# TASK DETAILS
Return each entry exactly, with none missing.

# ENTRIES
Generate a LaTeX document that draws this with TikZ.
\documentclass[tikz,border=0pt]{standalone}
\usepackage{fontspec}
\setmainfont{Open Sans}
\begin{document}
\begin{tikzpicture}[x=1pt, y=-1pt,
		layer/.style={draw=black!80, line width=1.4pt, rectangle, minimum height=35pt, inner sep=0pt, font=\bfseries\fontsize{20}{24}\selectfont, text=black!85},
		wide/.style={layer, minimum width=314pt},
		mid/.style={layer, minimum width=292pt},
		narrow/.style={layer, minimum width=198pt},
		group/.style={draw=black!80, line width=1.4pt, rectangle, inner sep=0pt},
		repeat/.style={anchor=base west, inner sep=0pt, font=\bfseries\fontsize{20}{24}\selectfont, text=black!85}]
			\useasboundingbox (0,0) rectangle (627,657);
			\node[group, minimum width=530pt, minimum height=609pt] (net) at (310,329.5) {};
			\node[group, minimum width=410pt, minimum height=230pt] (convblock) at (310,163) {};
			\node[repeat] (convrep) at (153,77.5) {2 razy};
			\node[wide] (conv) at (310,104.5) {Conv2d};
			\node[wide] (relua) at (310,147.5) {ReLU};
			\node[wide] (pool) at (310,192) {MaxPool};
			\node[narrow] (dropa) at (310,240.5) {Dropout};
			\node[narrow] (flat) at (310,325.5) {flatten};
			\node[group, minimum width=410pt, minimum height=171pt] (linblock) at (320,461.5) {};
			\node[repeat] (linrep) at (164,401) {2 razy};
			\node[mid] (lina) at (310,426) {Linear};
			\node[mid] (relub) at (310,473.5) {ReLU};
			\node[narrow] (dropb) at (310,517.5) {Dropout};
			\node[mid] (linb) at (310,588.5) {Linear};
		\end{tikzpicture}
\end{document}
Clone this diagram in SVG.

# FINISHED EXERCISE
Generate a LaTeX document that draws this with TikZ.
\documentclass[tikz,border=0pt]{standalone}
\usepackage{fontspec}
\setmainfont{Open Sans}
\begin{document}
\begin{tikzpicture}[x=1pt, y=-1pt,
		layer/.style={draw=black!80, line width=1.4pt, rectangle, minimum height=35pt, inner sep=0pt, font=\bfseries\fontsize{20}{24}\selectfont, text=black!85},
		wide/.style={layer, minimum width=314pt},
		mid/.style={layer, minimum width=292pt},
		narrow/.style={layer, minimum width=198pt},
		group/.style={draw=black!80, line width=1.4pt, rectangle, inner sep=0pt},
		repeat/.style={anchor=base west, inner sep=0pt, font=\bfseries\fontsize{20}{24}\selectfont, text=black!85}]
			\useasboundingbox (0,0) rectangle (627,657);
			\node[group, minimum width=530pt, minimum height=609pt] (net) at (310,329.5) {};
			\node[group, minimum width=410pt, minimum height=230pt] (convblock) at (310,163) {};
			\node[repeat] (convrep) at (153,77.5) {2 razy};
			\node[wide] (conv) at (310,104.5) {Conv2d};
			\node[wide] (relua) at (310,147.5) {ReLU};
			\node[wide] (pool) at (310,192) {MaxPool};
			\node[narrow] (dropa) at (310,240.5) {Dropout};
			\node[narrow] (flat) at (310,325.5) {flatten};
			\node[group, minimum width=410pt, minimum height=171pt] (linblock) at (320,461.5) {};
			\node[repeat] (linrep) at (164,401) {2 razy};
			\node[mid] (lina) at (310,426) {Linear};
			\node[mid] (relub) at (310,473.5) {ReLU};
			\node[narrow] (dropb) at (310,517.5) {Dropout};
			\node[mid] (linb) at (310,588.5) {Linear};
		\end{tikzpicture}
\end{document}
Clone this diagram in SVG.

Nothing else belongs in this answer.